Records provided =
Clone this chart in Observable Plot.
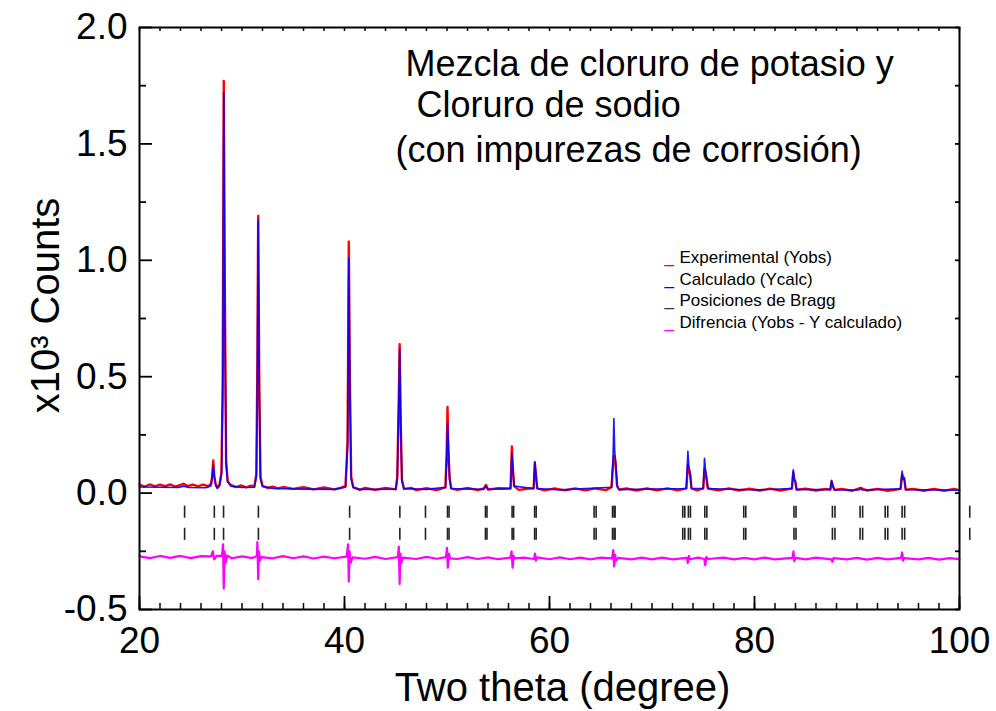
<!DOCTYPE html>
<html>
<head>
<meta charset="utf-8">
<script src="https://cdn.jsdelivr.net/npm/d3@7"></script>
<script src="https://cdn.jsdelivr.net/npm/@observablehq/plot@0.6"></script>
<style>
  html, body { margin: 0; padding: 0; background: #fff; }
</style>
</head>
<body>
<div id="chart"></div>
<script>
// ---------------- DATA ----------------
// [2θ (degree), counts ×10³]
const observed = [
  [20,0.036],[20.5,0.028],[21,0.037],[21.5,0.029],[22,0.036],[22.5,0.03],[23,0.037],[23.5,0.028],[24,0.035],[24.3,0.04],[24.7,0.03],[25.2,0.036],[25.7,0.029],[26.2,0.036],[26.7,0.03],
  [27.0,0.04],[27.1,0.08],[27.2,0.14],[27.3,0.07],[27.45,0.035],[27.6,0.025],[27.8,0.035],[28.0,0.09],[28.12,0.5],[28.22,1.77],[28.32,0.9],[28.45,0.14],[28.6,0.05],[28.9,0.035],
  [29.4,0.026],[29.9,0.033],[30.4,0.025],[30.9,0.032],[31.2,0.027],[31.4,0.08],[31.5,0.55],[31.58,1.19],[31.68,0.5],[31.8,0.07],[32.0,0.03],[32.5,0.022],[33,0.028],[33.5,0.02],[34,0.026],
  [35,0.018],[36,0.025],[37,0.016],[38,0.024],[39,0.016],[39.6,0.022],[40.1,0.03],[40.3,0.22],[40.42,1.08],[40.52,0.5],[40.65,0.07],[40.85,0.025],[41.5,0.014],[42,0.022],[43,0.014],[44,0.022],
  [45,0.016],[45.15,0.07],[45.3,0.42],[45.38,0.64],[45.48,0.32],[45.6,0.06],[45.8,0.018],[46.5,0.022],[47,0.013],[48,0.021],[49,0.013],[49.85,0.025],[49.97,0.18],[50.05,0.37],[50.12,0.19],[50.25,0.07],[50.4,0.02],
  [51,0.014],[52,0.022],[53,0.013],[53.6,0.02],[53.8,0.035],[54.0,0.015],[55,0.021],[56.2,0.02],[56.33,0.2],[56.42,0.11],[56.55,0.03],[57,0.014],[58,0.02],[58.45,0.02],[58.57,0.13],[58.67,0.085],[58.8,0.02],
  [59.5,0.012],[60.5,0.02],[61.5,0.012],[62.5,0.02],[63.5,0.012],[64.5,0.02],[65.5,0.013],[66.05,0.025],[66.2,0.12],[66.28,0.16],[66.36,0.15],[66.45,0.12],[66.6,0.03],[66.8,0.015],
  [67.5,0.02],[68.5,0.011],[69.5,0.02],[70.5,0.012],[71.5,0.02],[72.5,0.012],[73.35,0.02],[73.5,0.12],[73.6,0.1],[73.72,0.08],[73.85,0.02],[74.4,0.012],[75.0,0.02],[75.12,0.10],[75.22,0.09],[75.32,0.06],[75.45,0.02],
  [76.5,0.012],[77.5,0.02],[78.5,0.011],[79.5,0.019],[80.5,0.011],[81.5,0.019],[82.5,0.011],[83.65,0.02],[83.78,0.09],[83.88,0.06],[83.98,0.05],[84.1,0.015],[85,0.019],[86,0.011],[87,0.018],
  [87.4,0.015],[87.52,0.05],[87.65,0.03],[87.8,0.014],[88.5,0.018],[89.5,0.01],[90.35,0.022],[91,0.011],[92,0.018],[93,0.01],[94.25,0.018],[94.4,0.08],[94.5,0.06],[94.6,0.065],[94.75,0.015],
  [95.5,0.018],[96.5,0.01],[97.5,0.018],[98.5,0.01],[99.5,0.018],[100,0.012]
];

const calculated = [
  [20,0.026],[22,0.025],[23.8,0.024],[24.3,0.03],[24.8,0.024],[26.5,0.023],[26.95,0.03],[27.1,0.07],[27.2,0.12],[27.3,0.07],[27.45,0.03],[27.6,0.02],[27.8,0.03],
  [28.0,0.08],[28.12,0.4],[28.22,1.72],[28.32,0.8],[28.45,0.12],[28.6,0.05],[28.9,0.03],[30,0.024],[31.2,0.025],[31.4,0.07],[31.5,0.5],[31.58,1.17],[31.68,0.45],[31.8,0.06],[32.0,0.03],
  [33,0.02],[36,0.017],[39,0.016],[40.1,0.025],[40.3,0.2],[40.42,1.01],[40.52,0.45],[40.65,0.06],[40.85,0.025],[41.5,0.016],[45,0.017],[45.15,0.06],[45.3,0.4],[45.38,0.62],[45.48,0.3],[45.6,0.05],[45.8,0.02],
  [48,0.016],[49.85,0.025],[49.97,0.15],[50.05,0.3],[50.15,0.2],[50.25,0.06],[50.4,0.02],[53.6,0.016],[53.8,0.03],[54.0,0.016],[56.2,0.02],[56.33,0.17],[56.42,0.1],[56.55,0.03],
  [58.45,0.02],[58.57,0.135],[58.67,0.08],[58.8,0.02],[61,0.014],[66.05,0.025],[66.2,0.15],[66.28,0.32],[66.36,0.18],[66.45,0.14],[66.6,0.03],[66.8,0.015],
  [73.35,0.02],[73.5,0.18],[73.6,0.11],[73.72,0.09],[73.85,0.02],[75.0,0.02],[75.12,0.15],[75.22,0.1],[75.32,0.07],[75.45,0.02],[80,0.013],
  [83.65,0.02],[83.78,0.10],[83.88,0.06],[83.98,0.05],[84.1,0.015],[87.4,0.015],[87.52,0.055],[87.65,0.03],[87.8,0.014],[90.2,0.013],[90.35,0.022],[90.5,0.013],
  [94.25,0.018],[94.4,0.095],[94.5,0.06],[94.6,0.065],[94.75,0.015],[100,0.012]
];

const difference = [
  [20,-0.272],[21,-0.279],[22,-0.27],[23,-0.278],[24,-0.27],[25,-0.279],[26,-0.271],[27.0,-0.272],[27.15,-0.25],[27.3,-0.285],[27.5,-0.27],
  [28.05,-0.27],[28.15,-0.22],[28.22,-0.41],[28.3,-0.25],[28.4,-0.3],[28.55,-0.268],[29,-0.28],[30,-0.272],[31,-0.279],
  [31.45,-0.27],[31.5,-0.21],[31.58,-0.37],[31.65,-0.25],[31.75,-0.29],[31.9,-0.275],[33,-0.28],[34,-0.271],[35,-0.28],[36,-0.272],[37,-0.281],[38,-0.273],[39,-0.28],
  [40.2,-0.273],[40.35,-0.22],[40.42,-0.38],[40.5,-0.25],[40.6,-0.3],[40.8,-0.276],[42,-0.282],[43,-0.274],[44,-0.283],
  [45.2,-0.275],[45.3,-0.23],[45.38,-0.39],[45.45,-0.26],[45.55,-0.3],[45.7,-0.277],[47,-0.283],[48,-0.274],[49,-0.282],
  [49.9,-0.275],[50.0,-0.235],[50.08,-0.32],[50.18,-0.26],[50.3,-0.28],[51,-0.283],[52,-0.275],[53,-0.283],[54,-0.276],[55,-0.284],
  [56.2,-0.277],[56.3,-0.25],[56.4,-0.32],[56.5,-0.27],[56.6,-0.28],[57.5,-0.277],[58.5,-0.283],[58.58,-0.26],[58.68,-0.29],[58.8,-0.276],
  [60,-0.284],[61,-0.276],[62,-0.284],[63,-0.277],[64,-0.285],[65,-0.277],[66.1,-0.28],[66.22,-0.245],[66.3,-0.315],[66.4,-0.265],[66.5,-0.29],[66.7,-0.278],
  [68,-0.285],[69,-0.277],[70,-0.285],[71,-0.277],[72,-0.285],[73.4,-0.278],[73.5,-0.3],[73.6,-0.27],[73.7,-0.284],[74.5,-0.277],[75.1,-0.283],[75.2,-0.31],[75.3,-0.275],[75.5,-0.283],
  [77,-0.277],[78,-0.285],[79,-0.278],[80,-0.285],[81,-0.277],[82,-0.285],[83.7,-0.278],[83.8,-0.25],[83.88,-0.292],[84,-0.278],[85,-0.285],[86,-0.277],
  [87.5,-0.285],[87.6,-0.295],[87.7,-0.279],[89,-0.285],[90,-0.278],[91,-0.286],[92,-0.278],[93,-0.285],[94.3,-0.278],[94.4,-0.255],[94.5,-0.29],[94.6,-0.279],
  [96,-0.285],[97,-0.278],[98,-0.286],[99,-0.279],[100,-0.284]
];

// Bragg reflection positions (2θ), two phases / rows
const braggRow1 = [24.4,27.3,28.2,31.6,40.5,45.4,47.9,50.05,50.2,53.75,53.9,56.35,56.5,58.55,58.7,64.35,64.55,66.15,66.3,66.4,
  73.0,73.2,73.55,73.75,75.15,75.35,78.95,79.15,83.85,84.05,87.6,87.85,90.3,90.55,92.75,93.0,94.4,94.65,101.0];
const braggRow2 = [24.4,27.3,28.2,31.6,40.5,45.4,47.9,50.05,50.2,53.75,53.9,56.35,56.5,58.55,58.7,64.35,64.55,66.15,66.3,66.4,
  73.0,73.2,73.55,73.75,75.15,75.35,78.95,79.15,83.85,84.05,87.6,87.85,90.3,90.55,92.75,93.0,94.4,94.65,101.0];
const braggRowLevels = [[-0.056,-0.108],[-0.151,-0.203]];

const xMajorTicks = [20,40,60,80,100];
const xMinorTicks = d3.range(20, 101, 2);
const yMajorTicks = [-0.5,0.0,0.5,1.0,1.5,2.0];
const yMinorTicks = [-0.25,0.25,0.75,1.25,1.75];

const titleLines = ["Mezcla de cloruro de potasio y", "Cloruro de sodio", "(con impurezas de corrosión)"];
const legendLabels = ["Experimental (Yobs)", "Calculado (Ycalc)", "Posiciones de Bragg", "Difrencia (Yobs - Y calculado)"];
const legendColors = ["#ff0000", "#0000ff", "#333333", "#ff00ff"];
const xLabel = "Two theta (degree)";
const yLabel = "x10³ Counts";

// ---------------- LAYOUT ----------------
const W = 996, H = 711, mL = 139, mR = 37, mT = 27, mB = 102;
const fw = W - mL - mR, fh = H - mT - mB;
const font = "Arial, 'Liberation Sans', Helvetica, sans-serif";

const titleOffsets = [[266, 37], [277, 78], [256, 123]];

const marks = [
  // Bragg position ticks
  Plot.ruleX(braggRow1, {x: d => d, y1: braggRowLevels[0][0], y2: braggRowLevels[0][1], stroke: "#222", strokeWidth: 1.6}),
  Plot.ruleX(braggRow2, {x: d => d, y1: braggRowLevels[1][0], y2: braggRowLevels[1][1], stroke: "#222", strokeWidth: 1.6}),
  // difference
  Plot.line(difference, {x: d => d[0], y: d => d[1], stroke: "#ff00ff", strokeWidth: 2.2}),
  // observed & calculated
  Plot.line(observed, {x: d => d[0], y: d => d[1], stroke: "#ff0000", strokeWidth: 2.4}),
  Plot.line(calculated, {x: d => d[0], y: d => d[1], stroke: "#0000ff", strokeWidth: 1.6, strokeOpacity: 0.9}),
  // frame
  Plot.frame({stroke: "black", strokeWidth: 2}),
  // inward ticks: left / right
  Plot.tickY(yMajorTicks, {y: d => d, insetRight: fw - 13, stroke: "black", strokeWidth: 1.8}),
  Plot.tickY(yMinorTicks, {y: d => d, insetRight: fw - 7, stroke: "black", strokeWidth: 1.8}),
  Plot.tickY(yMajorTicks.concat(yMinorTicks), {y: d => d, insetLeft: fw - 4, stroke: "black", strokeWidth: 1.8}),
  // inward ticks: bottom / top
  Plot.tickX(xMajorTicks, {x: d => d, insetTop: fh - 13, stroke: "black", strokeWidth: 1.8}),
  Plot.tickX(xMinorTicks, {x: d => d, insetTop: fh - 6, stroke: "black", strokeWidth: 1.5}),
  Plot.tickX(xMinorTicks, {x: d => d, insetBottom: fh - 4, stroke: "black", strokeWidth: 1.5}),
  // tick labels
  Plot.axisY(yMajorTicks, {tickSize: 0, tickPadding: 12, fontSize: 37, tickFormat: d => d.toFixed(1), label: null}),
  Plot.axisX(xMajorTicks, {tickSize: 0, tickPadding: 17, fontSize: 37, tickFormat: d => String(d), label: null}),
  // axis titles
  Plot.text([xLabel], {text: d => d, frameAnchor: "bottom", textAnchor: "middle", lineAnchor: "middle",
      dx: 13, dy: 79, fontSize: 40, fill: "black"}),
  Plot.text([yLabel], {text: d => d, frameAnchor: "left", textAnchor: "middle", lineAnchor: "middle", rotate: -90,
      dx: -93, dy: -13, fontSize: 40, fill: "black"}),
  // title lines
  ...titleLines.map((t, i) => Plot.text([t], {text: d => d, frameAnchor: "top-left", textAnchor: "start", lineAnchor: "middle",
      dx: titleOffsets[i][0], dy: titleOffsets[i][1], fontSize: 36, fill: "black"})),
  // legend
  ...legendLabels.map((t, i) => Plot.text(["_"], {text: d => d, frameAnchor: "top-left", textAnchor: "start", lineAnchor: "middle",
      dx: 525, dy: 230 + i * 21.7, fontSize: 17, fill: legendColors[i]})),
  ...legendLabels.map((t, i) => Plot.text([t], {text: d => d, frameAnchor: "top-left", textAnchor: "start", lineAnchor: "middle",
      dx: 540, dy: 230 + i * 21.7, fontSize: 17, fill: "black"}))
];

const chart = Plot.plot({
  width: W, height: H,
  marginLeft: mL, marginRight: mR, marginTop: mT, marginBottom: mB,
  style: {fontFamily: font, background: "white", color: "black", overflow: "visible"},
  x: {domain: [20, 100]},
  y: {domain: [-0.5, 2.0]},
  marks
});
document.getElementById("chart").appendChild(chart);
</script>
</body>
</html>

--

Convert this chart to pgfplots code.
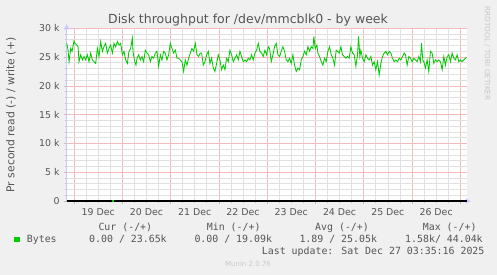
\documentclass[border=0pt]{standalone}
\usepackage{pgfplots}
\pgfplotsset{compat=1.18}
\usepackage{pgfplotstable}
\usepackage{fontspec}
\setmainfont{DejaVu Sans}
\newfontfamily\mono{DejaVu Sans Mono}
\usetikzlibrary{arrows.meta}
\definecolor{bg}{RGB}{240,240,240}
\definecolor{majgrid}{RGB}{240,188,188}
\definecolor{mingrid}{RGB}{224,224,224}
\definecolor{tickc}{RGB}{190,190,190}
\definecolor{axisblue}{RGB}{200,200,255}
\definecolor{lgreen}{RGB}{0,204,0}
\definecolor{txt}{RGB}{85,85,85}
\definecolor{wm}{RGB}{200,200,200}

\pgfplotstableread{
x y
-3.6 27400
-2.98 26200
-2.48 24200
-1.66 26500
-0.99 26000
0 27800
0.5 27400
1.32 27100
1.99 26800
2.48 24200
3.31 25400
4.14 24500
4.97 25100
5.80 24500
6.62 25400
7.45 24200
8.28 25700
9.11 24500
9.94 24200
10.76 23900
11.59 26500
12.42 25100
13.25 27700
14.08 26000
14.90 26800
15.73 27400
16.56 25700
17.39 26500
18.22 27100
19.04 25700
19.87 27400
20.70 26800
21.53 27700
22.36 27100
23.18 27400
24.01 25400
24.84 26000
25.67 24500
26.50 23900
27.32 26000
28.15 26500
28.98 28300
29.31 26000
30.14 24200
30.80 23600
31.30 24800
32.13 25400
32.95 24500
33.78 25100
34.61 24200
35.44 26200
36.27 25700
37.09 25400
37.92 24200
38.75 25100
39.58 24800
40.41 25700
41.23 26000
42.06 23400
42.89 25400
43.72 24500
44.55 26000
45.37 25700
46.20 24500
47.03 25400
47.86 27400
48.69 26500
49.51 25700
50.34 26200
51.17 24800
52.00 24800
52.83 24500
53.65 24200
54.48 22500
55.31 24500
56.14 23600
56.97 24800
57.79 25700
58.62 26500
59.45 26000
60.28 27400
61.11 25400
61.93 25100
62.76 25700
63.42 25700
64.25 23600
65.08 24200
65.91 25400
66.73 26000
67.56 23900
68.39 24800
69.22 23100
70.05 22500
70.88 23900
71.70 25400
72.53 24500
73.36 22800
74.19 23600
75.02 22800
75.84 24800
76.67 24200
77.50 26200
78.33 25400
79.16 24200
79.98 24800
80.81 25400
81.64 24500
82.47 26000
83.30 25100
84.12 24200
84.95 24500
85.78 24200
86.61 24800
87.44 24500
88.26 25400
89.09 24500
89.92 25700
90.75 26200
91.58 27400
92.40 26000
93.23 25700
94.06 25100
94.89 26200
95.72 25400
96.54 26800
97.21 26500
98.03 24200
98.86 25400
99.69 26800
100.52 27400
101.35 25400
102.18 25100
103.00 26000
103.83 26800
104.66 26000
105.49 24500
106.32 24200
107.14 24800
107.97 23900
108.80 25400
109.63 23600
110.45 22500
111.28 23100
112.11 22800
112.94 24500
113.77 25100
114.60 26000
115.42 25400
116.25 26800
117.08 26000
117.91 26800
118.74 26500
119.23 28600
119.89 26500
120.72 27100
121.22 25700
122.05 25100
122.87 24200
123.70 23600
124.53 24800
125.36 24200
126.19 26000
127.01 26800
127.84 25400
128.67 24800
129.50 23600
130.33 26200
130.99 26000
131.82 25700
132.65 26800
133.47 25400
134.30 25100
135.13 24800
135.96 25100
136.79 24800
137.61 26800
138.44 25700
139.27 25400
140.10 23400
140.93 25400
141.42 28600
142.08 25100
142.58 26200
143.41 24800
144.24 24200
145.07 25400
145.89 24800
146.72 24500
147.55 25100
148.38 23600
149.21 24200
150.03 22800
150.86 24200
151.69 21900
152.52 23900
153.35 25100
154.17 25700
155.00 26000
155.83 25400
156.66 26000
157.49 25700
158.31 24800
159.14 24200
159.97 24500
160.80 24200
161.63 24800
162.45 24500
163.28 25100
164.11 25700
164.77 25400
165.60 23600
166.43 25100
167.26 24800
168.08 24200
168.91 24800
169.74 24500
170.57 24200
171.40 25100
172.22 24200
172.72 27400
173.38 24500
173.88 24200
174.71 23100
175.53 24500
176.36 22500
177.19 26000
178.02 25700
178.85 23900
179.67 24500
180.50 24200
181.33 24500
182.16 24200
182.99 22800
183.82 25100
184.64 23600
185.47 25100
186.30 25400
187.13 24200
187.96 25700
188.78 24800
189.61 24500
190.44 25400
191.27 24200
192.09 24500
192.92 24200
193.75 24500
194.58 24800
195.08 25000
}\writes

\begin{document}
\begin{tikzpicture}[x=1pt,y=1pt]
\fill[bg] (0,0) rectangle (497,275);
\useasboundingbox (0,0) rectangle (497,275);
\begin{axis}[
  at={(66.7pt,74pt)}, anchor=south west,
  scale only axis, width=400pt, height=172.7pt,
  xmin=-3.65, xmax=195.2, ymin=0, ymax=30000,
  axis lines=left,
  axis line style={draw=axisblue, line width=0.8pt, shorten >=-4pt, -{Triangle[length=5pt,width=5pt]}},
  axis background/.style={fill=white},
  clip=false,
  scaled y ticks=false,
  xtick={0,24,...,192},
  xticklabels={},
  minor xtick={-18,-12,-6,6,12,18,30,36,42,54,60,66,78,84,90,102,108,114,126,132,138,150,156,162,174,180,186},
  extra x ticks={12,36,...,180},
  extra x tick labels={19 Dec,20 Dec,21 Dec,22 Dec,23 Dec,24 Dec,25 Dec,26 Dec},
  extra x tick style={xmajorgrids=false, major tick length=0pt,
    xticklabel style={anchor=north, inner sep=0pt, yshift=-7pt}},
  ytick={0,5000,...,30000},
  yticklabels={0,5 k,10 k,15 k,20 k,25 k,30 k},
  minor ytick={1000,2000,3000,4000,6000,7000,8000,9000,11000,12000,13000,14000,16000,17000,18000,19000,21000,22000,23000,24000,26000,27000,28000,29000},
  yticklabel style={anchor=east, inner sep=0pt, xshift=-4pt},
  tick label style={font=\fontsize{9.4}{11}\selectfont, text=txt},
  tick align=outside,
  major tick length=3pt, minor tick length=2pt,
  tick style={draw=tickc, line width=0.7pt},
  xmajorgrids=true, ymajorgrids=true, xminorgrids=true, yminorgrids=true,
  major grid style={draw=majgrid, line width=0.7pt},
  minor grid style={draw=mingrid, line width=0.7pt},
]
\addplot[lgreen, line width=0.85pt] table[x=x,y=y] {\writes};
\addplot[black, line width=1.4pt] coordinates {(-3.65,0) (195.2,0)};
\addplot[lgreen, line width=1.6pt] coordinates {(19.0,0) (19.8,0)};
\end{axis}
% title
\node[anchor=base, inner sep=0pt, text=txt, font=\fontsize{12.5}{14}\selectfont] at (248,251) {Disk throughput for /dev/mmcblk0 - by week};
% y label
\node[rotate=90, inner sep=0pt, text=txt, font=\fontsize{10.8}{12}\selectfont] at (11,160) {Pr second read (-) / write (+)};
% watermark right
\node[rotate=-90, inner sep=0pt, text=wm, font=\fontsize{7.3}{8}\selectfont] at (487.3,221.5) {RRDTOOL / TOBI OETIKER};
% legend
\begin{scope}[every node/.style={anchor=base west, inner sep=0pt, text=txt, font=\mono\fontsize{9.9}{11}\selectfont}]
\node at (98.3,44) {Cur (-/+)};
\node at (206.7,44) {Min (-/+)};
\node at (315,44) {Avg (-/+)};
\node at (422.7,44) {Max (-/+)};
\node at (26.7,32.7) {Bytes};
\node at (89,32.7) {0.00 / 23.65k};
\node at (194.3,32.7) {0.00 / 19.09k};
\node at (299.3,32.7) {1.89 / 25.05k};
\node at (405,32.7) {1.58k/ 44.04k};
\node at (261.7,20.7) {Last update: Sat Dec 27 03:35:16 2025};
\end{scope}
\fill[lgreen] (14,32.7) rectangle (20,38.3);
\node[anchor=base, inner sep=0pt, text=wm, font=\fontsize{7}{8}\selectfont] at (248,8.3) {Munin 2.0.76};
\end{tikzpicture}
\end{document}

* * *

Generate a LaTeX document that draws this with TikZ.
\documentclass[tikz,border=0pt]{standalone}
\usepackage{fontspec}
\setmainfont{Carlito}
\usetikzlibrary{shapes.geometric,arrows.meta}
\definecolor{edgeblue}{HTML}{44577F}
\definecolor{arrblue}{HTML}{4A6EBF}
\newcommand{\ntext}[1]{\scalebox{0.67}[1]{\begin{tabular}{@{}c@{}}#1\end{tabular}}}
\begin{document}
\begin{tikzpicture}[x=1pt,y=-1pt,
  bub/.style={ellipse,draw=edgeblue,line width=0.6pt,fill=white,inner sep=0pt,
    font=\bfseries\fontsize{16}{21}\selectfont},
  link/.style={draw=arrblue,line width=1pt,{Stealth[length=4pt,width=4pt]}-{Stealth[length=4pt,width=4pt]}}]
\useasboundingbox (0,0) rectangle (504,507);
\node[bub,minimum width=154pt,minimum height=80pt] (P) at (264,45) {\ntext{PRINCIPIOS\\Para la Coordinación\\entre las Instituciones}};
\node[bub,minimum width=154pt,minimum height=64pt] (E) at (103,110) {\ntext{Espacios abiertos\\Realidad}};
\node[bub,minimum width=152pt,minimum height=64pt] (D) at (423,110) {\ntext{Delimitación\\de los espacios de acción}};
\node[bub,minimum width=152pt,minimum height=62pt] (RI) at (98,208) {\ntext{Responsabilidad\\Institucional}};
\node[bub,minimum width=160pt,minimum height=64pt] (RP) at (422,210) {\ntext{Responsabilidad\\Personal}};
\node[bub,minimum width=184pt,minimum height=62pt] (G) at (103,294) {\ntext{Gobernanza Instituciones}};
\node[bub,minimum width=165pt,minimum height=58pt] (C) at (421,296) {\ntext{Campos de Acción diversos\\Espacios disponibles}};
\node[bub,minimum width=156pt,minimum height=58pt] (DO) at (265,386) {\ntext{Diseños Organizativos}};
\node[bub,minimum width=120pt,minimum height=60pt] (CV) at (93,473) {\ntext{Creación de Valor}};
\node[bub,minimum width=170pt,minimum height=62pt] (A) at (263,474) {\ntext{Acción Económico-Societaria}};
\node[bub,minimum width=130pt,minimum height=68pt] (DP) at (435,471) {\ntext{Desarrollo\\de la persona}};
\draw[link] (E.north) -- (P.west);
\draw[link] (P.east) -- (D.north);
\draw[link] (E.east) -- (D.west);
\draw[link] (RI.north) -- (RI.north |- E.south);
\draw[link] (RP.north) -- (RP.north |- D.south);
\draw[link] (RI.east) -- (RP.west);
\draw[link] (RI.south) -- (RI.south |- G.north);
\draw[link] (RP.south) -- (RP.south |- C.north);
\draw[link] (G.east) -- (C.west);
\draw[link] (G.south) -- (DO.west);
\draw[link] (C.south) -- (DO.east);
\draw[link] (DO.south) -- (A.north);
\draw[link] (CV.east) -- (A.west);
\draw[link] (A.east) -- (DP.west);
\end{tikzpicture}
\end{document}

Challenge =
Your answer should be a single number: the count of lines in the data that include the word "this".

Completed task =
3